Without giving too much away, the film’s climax is invigorating because of how much it leaves ambiguous, and I'm left questioning who is or isn’t telling the truth. But more personally, I'm terrified by the mirror held up by Casey's arc, reflecting my experience and that of so, so many others, who reached privately from our bedrooms out to the rest of the world, crossing in our search for answers those dark and wicked things. I'm thinking about how my early encounters with transness were sexualized, and therefore pathologized, building more unhappiness and shame instead of brokering understanding. You can find the good communities if you know where to look, but at that age you don't know where to look. The path of least resistance, paved by the JLBs of the world, is to see yourself as a fetish, as a vessel for someone else's fantasies, before seeing yourself as a person.

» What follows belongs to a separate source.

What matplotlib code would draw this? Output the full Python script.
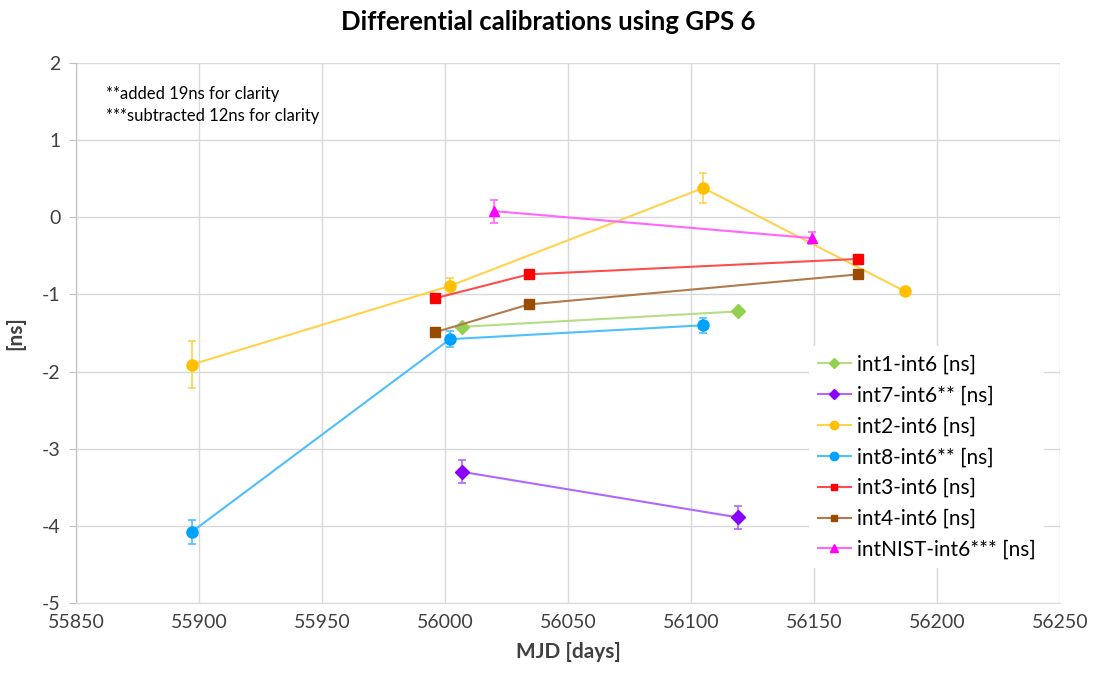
import matplotlib
matplotlib.use('Agg')
import matplotlib.pyplot as plt
from matplotlib.lines import Line2D

plt.rcParams['font.family'] = ['Lato', 'DejaVu Sans']
plt.rcParams['axes.unicode_minus'] = False

# MJD / ns values
int1_x = [56007, 56119]
int1_y = [-1.42, -1.22]
int1_e = [0.0, 0.0]

int7_x = [56007, 56119]
int7_y = [-3.30, -3.89]
int7_e = [0.15, 0.15]

int2_x = [55897, 56002, 56105, 56187]
int2_y = [-1.91, -0.89, 0.38, -0.96]
int2_e = [0.30, 0.10, 0.20, 0.0]

int8_x = [55897, 56002, 56105]
int8_y = [-4.08, -1.58, -1.40]
int8_e = [0.15, 0.10, 0.10]

int3_x = [55996, 56034, 56168]
int3_y = [-1.05, -0.74, -0.54]
int3_e = [0.0, 0.0, 0.0]

int4_x = [55996, 56034, 56168]
int4_y = [-1.49, -1.13, -0.74]
int4_e = [0.0, 0.0, 0.0]

nist_x = [56020, 56149]
nist_y = [0.08, -0.27]
nist_e = [0.15, 0.08]

series = [
    ('int1-int6 [ns]', int1_x, int1_y, int1_e, '#92d050', '#b4de86', 'D', 7),
    ('int7-int6** [ns]', int7_x, int7_y, int7_e, '#8a00ff', '#b066ff', 'D', 7),
    ('int2-int6 [ns]', int2_x, int2_y, int2_e, '#ffc000', '#ffd24d', 'o', 8),
    ('int8-int6** [ns]', int8_x, int8_y, int8_e, '#00a2ff', '#4dbfff', 'o', 8),
    ('int3-int6 [ns]', int3_x, int3_y, int3_e, '#ff0000', '#ff4d4d', 's', 6.5),
    ('int4-int6 [ns]', int4_x, int4_y, int4_e, '#994c00', '#b07a4d', 's', 6.5),
    ('intNIST-int6*** [ns]', nist_x, nist_y, nist_e, '#ff00ff', '#ff66ff', '^', 7),
]

fig = plt.figure(figsize=(10.96, 6.79), dpi=100)
ax = fig.add_axes([76/1096, 1 - 603/679, (1060-76)/1096, (603-63)/679])

handles = []
for label, xs, ys, es, mc, lc, mk, ms in series:
    ax.errorbar(xs, ys, yerr=es, color=lc, ecolor=lc, elinewidth=1.2, capsize=3,
                capthick=1.2, linewidth=1.5, marker=mk, markersize=ms,
                markerfacecolor=mc, markeredgecolor=mc, zorder=3)
    handles.append(Line2D([], [], color=lc, linewidth=1.5, marker=mk,
                          markersize=ms * 0.75, markerfacecolor=mc,
                          markeredgecolor=mc, label=label))

ax.set_xlim(55850, 56250)
ax.set_ylim(-5, 2)
ax.set_xticks(range(55850, 56251, 50))
ax.set_yticks(range(-5, 3))
ax.grid(True, color='#d9d9d9', linewidth=1)
ax.set_axisbelow(True)
for s in ['top', 'right']:
    ax.spines[s].set_visible(False)
ax.spines['left'].set_color('#bfbfbf')
ax.spines['bottom'].set_color('#d9d9d9')
ax.tick_params(axis='both', labelsize=14, colors='#404040', length=5)
ax.tick_params(axis='x', length=0, pad=8)
ax.tick_params(axis='y', color='#bfbfbf', pad=6)

ax.set_xlabel('MJD [days]', fontsize=15, fontweight='bold', color='#404040', labelpad=8)
ax.set_ylabel('[ns]', fontsize=15, fontweight='bold', color='#404040', labelpad=12)
fig.suptitle('Differential calibrations using GPS 6', x=0.5, y=0.985,
             fontsize=18.5, fontweight='bold')

ax.text(0.03, 0.958, '**added 19ns for clarity\n***subtracted 12ns for clarity',
        transform=ax.transAxes, fontsize=12, va='top', linespacing=1.45)

leg = ax.legend(handles=handles, loc='upper left',
                bbox_to_anchor=(799/1096, 1 - 336/679),
                bbox_transform=fig.transFigure, fontsize=15, frameon=True,
                fancybox=False, edgecolor='none', framealpha=1,
                handlelength=1.6, handletextpad=0.3, labelspacing=0.52,
                borderpad=0.4)

fig.savefig('out.png', dpi=100)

I believed for a while that things had gotten better since I was a kid, but it's easy to imagine how bad things will get if people keep trying to legislate trans kids out of the real world, pushing them further online, where they think they can actually manage to exist. When my trans peers and I were young, we recognized the darkness and wickedness for what it was, absorbed it, and then either internalized or ignored it. In some cases, perhaps, we followed the trail for a while but managed to escape before the witch cooked and ate us. But in the scariest and most upsetting of cases, we let it become a warped replacement for reality, and more hours than not when I think about World’s Fair, I believe that’s what happened to Casey. In this movie, and on the internet, there are no horror-movie monsters. What’s actually out there in the darkness is much worse.